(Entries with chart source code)

_____

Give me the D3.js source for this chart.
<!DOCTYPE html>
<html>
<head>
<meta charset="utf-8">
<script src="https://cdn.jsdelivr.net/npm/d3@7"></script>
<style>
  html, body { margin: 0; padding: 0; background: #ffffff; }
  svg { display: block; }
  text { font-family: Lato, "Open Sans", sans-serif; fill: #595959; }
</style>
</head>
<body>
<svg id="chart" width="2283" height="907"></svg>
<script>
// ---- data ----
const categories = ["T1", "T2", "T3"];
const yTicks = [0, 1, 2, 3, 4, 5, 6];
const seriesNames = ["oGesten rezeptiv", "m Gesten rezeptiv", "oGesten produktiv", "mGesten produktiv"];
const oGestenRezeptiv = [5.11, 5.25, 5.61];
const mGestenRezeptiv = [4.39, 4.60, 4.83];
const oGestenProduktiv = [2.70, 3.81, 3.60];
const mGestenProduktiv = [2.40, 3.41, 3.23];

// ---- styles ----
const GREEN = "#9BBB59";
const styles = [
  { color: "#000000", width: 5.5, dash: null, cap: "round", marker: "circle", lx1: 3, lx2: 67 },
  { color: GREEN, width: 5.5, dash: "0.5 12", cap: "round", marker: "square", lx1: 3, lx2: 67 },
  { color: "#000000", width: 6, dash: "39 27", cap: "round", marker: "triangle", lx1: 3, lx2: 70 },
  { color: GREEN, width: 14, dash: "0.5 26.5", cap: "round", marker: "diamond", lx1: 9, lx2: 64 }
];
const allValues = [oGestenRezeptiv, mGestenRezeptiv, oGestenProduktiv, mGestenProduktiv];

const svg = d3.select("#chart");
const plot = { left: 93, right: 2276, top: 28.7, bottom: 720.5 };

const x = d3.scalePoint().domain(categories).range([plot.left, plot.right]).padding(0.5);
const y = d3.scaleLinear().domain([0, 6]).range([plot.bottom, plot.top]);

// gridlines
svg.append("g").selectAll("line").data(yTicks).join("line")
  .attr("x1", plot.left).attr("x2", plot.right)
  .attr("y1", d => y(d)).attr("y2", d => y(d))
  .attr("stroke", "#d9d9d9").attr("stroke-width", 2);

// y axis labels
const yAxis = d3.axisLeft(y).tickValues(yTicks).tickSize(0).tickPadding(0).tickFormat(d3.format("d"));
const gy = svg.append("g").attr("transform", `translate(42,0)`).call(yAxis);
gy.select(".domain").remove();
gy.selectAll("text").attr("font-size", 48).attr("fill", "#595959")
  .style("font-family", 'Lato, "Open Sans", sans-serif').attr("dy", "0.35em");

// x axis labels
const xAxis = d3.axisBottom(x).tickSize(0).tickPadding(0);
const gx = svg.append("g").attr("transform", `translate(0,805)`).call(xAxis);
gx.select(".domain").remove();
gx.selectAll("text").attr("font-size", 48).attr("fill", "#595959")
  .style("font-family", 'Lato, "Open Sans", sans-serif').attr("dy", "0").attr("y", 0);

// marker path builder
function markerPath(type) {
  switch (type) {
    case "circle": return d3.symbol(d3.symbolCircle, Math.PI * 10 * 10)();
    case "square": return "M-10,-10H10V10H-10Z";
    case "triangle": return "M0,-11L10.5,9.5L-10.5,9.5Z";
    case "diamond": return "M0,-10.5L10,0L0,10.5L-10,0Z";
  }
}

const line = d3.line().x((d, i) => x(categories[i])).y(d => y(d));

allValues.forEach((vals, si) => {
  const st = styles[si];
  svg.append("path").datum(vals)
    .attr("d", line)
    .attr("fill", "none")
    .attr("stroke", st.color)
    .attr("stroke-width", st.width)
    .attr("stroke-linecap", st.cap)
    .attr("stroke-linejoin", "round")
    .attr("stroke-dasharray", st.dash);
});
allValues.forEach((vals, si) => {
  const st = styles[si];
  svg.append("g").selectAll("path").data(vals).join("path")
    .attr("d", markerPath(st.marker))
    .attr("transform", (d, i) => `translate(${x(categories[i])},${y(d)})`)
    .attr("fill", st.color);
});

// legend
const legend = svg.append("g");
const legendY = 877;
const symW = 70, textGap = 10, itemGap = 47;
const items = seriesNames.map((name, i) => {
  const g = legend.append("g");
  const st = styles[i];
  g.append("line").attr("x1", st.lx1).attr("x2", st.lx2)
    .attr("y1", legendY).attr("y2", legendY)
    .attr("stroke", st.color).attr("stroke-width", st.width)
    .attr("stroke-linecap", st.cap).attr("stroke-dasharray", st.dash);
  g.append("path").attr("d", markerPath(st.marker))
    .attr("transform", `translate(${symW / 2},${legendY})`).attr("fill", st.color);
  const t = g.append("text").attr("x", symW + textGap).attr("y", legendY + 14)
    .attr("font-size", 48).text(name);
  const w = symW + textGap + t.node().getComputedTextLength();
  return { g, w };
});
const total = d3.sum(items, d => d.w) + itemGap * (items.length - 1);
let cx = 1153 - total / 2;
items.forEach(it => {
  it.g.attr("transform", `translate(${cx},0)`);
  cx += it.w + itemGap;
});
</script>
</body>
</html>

_____

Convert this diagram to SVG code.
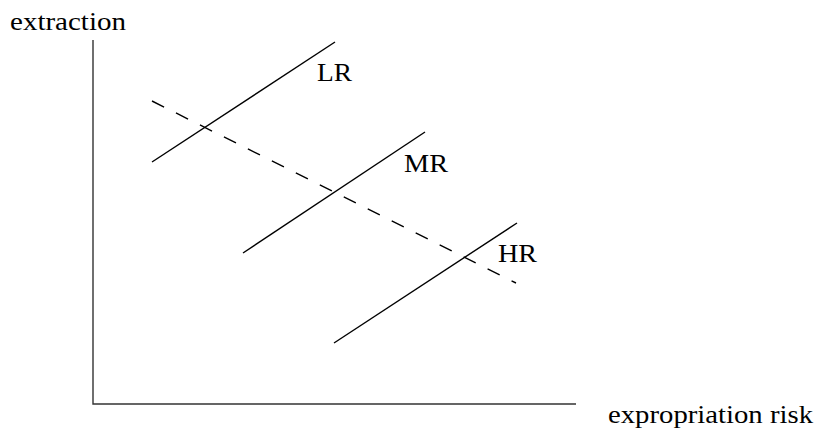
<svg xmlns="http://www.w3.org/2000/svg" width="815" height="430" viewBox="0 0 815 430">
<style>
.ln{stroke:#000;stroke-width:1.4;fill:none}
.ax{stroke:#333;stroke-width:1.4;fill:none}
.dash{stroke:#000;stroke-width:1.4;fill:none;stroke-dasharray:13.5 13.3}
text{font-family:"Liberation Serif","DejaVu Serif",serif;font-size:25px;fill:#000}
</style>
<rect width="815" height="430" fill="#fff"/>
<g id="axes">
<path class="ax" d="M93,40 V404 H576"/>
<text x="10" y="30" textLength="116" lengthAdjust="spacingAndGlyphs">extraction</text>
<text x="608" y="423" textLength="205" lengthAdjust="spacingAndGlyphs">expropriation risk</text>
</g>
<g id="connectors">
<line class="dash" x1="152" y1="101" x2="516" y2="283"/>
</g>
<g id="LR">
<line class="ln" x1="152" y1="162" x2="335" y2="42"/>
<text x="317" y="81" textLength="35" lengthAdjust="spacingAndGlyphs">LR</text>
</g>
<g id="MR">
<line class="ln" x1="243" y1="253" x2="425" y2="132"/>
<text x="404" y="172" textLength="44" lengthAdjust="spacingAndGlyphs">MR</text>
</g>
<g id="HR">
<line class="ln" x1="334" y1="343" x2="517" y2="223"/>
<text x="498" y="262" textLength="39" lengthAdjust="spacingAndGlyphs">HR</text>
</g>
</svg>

_____

Return nothing but the lines running from the line with "Give me the D3.js source for this chart." through the line with "const mGestenProduktiv = [2.40, 3.41, 3.23];", exactly as they appear.

Give me the D3.js source for this chart.
<!DOCTYPE html>
<html>
<head>
<meta charset="utf-8">
<script src="https://cdn.jsdelivr.net/npm/d3@7"></script>
<style>
  html, body { margin: 0; padding: 0; background: #ffffff; }
  svg { display: block; }
  text { font-family: Lato, "Open Sans", sans-serif; fill: #595959; }
</style>
</head>
<body>
<svg id="chart" width="2283" height="907"></svg>
<script>
// ---- data ----
const categories = ["T1", "T2", "T3"];
const yTicks = [0, 1, 2, 3, 4, 5, 6];
const seriesNames = ["oGesten rezeptiv", "m Gesten rezeptiv", "oGesten produktiv", "mGesten produktiv"];
const oGestenRezeptiv = [5.11, 5.25, 5.61];
const mGestenRezeptiv = [4.39, 4.60, 4.83];
const oGestenProduktiv = [2.70, 3.81, 3.60];
const mGestenProduktiv = [2.40, 3.41, 3.23];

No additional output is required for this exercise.